Wednesday, November 16, 2016

On Our Toys

On my trip to Serbia in 2005, I picked up a Serbo-Croatian translation of a 1980s He-Man comic at a flea market outside a church. It barely holds together, but it spoke to me. I watched He-Man and the Masters of the Universe (1983-1985) when I was a kid. I had a huge collection of He-Man toys which I'm pretty sure my mom gave away to Goodwill.

Two years ago, I travelled to Rijeka, Croatia, which had a few museums, among them one dedicated to computers and calculators in Yugoslavia and abroad, and the other a museum of toys. The one for computers had a full display case of all the personal computers that were produced in Yugoslavia in the 1980s, all of them the product of someone the curator described as the Steve Jobs of Yugoslavia. The computers weren't very good. The curator himself had owned a Commodore 64 that his father had bought with a two-months salary on a trip to Vienna. The toy museum had several toys, most of them taken from homes in Yugoslavia. There were Mickey Mouse dolls and, yes, He-Man toys. There were two set pieces in the toy museum, one a large LEGO sculpture of the Croatian National Theatre in Zagreb, the other a decayed train model of an East German town that had won a major award in the 1970s. Most of the rest was not region-specific, which is to say, that the cultural fruits of globalization had existed long before the end of the Cold War and -- this would not be surprising to anyone who has read the history -- had creeped into Yugoslavia.

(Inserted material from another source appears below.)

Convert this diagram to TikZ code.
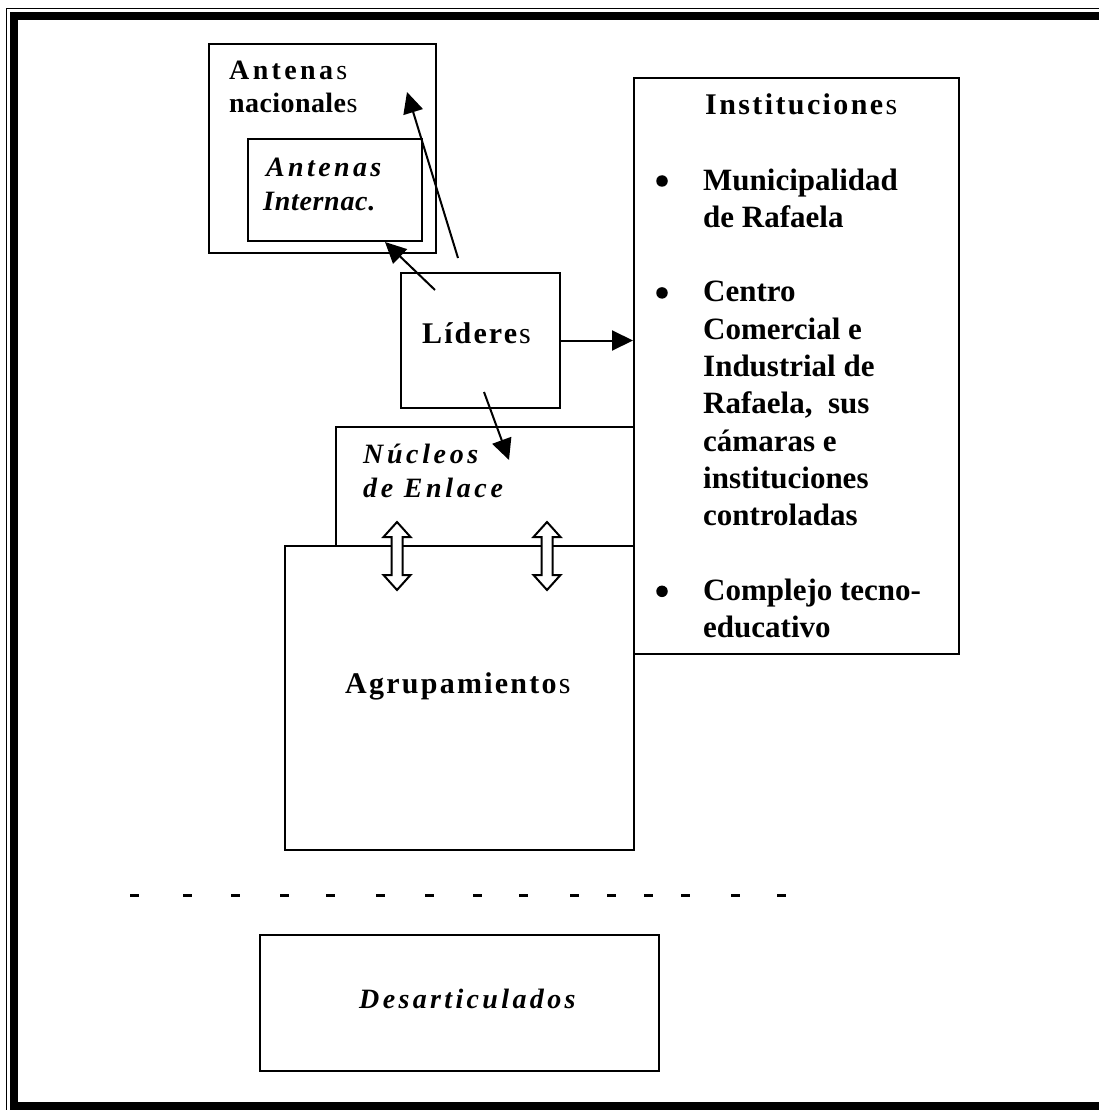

In the late '90s, Thomas Friedman peddled a theory that no two countries with McDonald's had ever gone to war since they had both gotten a McDonald's. His argument was that economic ties trump violent, nationalist urges. Free trade saves lives. Not long after he peddled this claim, NATO began its bombings in Serbia, a country that had a McDonald's.

Patrick Hyder Patterson argues in Bought and Sold that the hyper-consumerism of the former Yugoslavia brought on the economic catastrophes of the 1980s which led in turn to the civil wars. His argument is more nuanced and his book is quite dense with information, but you get a moral: A country that gets drunk on nice shoes, good cars, He-Man toys, and Commodore 64s while never fully accepting the fundamentals of capitalism can't survive forever.

We've been trying to process what we've been seeing this past week. I guess I was taken aback to discover that the children of the people who entered into a savage genocide in the 1990s were playing with the same toys I played with. I'm looking around at all our toys. I'm not ready to argue that our addiction to these toys caused this crisis. I just know that our toys can't protect us from ourselves. I must be an idiot to think of this as a revelation.